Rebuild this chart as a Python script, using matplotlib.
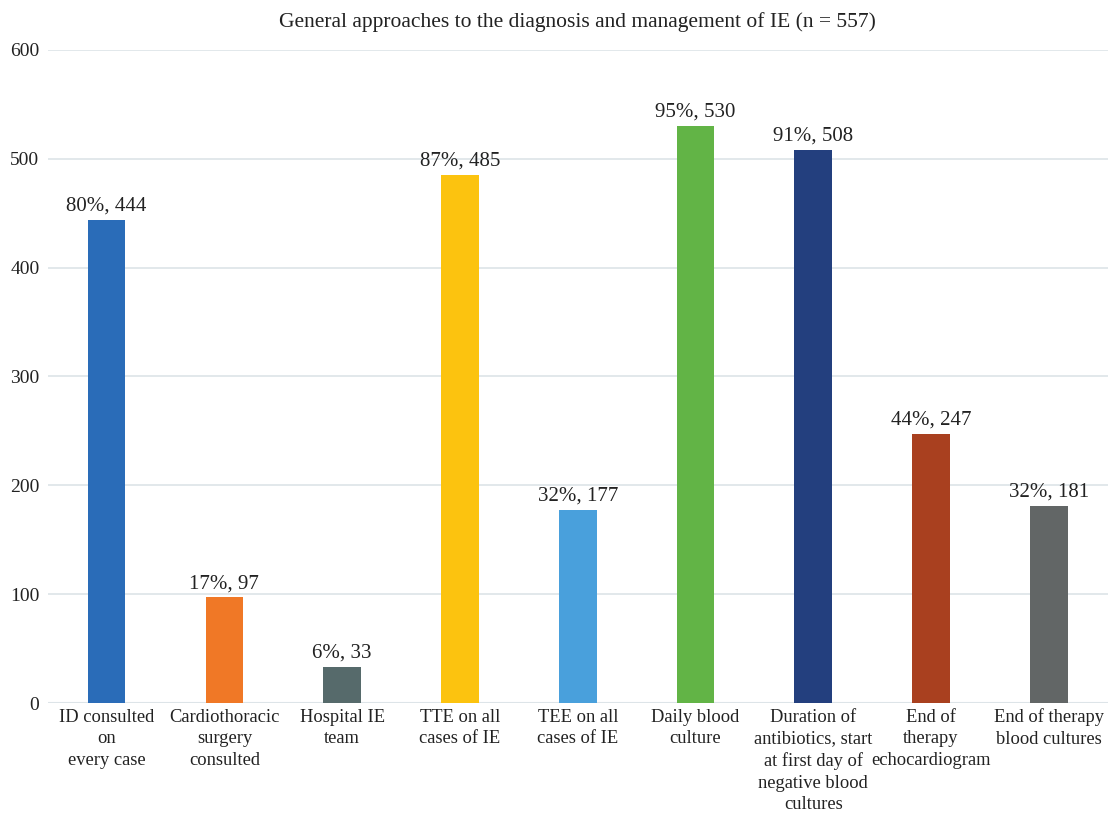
import matplotlib.pyplot as plt

categories = [
    "ID consulted\non\nevery case",
    "Cardiothoracic\nsurgery\nconsulted",
    "Hospital IE\nteam",
    "TTE on all\ncases of IE",
    "TEE on all\ncases of IE",
    "Daily blood\nculture",
    "Duration of\nantibiotics, start\nat first day of\nnegative blood\ncultures",
    "End of\ntherapy\nechocardiogram",
    "End of therapy\nblood cultures",
]
counts = [444, 97, 33, 485, 177, 530, 508, 247, 181]
percents = [80, 17, 6, 87, 32, 95, 91, 44, 32]
colors = ["#2a6cb8", "#f07826", "#566a6b", "#fcc30f", "#49a0dc",
          "#62b446", "#233f7e", "#a9401f", "#626666"]

plt.rcParams["font.family"] = ["Liberation Serif", "DejaVu Serif"]

fig = plt.figure(figsize=(11.1, 8.15), dpi=100)
ax = fig.add_axes([0.043, 0.1374, 0.955, 0.8013])

x = list(range(len(categories)))
ax.bar(x, counts, width=0.32, color=colors, zorder=3)
for xi, c, p in zip(x, counts, percents):
    ax.text(xi, c + 4, f"{p}%, {c}", ha="center", va="bottom",
            fontsize=15, color="#222222")

ax.set_xlim(-0.5, len(categories) - 0.5)
ax.set_ylim(0, 600)
ax.set_yticks(range(0, 601, 100))
ax.yaxis.grid(True, color="#dde4e8", linewidth=1.2, zorder=0)
ax.set_xticks(x)
ax.set_xticklabels(categories, fontsize=13.3, color="#222222", linespacing=1.36)
ax.tick_params(axis="y", labelsize=14, colors="#222222", length=0, pad=6)
ax.tick_params(axis="x", length=0, pad=4)
for s in ax.spines.values():
    s.set_visible(False)
ax.axhline(0, color="#dde4e8", linewidth=1.5, zorder=2)

fig.text(0.52, 0.973, "General approaches to the diagnosis and management of IE (n = 557)",
         ha="center", va="center", fontsize=15.5, color="#222222")

fig.savefig("out.png", dpi=100)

#####

SHORT EXERCISE ->
Leave the pictures out and please restate exactly the lines running from the start of the material through the one with "import matplotlib.pyplot as plt".

RESPONSE TO THIS TASK ->
Rebuild this chart as a Python script, using matplotlib.
import matplotlib.pyplot as plt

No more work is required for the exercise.